Wie weit entfernt ist Merz mit diesem Schlussstrichdenken eigentlich vom Fraktionsvorsitzenden der AfD im thüringischen Landtag, Björn Höcke, und dessen Forderung nach einem Ende der „dämlichen Bewältigungspolitik“?  Was trennt den Altbundespräsidenten Gauck, der zwischen Auschwitz und Hiroshima nicht zu unterscheiden vermag, von Alexander Gauland, für den „Hitler und die Nazizeit (nur) ein Vogelschiss  in über tausend Jahren erfolgreicher deutscher Geschichte“ war?
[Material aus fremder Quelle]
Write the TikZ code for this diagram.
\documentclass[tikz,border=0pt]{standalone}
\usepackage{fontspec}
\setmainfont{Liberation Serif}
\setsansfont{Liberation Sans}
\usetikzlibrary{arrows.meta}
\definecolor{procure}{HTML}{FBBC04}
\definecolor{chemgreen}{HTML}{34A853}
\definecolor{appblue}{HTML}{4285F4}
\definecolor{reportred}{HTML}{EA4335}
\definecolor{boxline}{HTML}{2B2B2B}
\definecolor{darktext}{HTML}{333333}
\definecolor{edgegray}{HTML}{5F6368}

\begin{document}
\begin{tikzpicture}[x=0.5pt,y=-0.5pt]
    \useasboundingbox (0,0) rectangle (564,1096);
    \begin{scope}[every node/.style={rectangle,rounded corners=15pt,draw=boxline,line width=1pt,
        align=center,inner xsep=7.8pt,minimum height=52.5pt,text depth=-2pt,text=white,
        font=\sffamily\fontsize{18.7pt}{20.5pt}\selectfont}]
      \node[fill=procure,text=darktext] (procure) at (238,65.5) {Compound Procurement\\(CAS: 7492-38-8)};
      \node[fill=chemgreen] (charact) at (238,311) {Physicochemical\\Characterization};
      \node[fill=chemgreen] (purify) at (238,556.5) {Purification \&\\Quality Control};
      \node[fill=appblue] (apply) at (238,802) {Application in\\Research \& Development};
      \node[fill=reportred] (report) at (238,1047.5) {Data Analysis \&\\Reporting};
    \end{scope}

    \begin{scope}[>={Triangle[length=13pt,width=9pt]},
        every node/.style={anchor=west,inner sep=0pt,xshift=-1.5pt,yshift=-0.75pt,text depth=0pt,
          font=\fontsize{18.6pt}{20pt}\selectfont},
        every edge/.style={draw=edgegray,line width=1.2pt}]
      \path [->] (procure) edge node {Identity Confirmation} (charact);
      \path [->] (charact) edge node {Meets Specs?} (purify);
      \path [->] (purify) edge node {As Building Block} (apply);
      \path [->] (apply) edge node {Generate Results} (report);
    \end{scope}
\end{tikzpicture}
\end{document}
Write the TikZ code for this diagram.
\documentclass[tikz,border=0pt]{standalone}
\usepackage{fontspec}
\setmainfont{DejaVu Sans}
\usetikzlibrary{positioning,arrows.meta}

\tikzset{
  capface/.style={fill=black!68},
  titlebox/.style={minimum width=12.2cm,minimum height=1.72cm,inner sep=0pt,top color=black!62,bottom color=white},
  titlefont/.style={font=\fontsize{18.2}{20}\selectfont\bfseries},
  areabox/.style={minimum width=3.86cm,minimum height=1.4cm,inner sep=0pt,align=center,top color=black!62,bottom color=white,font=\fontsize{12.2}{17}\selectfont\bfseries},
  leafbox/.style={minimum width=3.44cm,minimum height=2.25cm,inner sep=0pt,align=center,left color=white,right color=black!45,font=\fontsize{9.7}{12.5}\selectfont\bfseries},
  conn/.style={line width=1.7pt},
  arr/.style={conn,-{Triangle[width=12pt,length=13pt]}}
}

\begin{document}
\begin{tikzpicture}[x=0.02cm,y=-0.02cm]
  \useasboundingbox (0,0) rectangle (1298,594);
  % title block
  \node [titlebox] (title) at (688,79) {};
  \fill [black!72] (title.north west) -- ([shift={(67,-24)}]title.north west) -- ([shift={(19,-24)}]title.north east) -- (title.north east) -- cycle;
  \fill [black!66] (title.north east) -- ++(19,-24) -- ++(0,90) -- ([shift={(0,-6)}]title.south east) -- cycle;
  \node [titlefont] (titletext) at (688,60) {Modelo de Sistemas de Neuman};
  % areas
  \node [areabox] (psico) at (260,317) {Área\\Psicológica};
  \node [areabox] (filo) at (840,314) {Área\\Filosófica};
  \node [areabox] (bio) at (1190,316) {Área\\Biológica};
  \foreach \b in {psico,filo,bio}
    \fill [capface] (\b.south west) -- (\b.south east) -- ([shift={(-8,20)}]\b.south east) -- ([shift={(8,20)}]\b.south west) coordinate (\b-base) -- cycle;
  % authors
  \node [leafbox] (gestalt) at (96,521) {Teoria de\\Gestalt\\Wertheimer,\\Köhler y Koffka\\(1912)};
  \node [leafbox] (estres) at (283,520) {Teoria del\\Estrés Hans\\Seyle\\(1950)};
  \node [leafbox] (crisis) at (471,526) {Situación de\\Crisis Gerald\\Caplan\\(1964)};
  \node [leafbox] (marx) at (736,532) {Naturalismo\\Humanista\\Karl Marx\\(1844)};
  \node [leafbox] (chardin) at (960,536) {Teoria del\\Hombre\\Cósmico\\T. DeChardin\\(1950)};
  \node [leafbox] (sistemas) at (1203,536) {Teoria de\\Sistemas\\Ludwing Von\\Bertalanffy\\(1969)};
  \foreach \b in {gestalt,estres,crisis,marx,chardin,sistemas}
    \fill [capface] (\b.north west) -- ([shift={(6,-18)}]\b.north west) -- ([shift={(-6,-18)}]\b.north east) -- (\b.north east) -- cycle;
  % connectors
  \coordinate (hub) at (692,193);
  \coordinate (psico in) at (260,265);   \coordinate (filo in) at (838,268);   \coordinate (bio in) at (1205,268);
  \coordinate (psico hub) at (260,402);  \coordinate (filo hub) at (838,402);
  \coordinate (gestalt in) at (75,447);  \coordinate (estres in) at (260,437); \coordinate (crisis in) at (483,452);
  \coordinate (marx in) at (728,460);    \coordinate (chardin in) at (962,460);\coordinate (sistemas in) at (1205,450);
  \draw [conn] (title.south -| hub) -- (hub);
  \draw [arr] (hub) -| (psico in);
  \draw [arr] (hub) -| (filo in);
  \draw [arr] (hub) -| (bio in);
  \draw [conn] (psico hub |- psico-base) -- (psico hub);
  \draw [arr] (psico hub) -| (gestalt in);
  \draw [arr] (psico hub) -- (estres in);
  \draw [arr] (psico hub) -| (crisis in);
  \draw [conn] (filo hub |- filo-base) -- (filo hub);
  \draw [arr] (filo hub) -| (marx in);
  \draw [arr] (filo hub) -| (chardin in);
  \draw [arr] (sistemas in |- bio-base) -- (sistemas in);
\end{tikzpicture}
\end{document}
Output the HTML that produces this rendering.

Um Missverständnissen vorzubeugen: Damit soll der AfD nicht nachgesehen werden, dass sie in der Flüchtlingsfrage und in der Auseinandersetzung mit Andersdenkenden gezielt Ressentiments bedient und dabei auf das Vokabular aus der Mottenkiste deutsch-völkischer Propaganda zurückgreift. Dass sie damit Erfolg hat, ist das eigentlich Besorgniserregende. Das „Wehret den Anfängen!“ der Altvorderen wird nur noch belächelt, und es ist nur eine Frage der Zeit, bis das Missbehagen an den Beschwernissen der Demokratie in die Sehnsucht nach dem starken Mann umschlägt, der – wie gehabt - alles auf seine Weise regelt.